Ethics,
Responsibilities, and Sustainability
Over
the past few decades, the government authorities and business regulators
emphasize on the need for organizations to exercise business ethics and
enshrine sustainability measures in the firm’s codes of conduct.
Industrialization in the developed world yielded unethical business practices
including dishonesty in trade, child labor and an absence of equity and
systematic procedures across the business divide. As business people become socially aware in
the late 1960s, the organizations considered business ethics as a way to boost
its image. Today, many companies face ethical dilemma when making decisions on
corporate social responsibility (CSR )
activities (Carroll et al. 6).
What are Business Ethics, Sustainability and
Business Responsibilities?
Ethics
is a set of disciplines that examine moral standards adopted as part of the
organizational culture to effectively meet its goals while ensuring sustainability.
People in the society have moral stances, beliefs, and values that should be
respected by business entities. Business managers should, therefore, be aware
of the existing conflicts due to ethical dilemmas (DesJardins et al. 62). As
organizations embrace international trade and expand beyond the borders of a
particular country, the customers, and the workforce becomes diversified. It
calls for refinement of ethical codes, policies, and social responsibilities to
accommodate the changes in the business environment hence ensure business
sustainability.
Sustainable Value
The
sustainable value concept is attainable via long-term corporate social
responsibility. Today, endless environmental and social issues trigger a global
crisis that affects the stability of the business environment. Resultantly,
shareholders and managers are concerned with the future of the organization.
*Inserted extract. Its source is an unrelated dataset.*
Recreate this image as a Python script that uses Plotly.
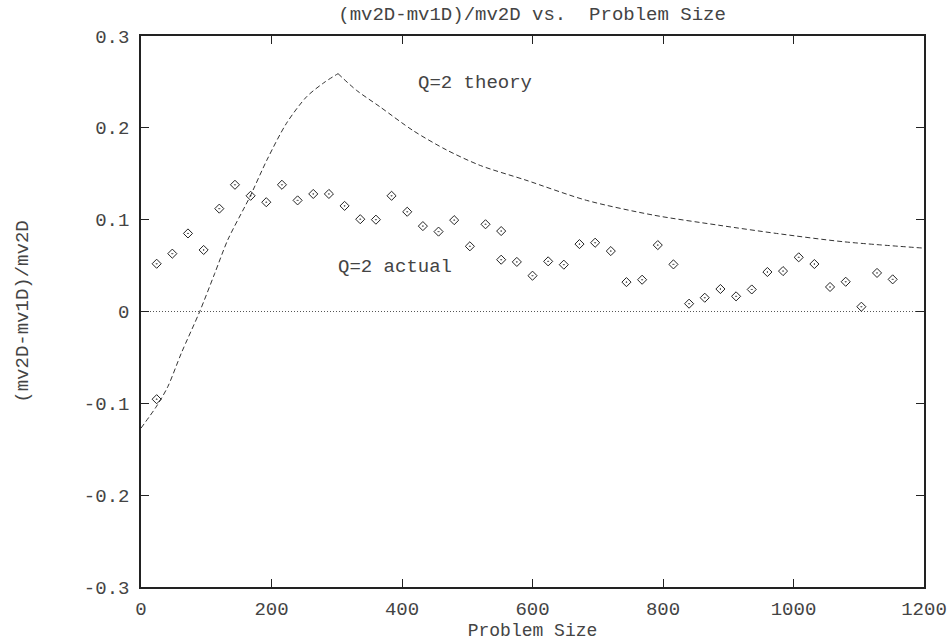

Sustainable value serves as a remedy because it does not view social
responsibility as an added cost and burden to the organization, but as a
business opportunity to be exploited.
It
is the responsibility of the organizations to address special and specified
environmental and social issues to create awareness of the possible hazards. At
the same time, the company gets solutions through innovation of products and
voluntary services. It is hard to gain such benefits through internal ethical
conduct. Most importantly, the business image and brand is improved for future
profitability. Creation of products and services to attain a sustainable value
demands social innovation. Social innovation involves the creation of new
plans, strategies, ideas, and concepts to solve specified and existent social
needs as targeted by the corporation.
Sustainability value refers to a concept that is emergent from the
groundwork of a holistic value (Bansal et al. 73). Such an idea integrates the
social environment with the financial objectives of organization. It also fuses
the internal organizational structure and the community that the firm’s
operations are based.
Talking
of sustainable value, holistic value and social responsibility should focus the
organization on the social environment some of the elements of a social
environment include the firm’s employees, potential customers, social
activists, the organizational culture, a secondary and primary set of
attitudes, and societal norms.
The
social environment teams up with other factors to influence the business
environment. Sustainable value strategy, for instance, addresses vivid concerns
on extreme economic challenges facing the nation and the planet. Global
economic recessions make it difficult to fulfill CSR
duties while addressing shareholder and investor needs. A Sacrifice on socially
responsible behavior has to be made when the annual revenue shrinks. In light
of this, an organizational management that is committed to sustainability
addresses its issues using well-formulated strategies while maintaining
business ethics.
In
summary, business ethics can be enhanced through the incorporation of social
responsibilities and improvement of the environment that the business is based.
This way, the firm enhances its image hence ensuring customer loyalty. In the
long run, the revenue generated will increase hence ensuring business survival.
Works
Cited
Bansal, Pratima, and Mark R.
DesJardine . "Business
sustainability: It is about time." Strategic
Organization 12.1 (2014):
70-78.
DesJardins, Joseph
R. , and John J. McCall . Contemporary
Issues in Business Ethics. Singapore :
Cengage Learning, 2014: 3-132. Print.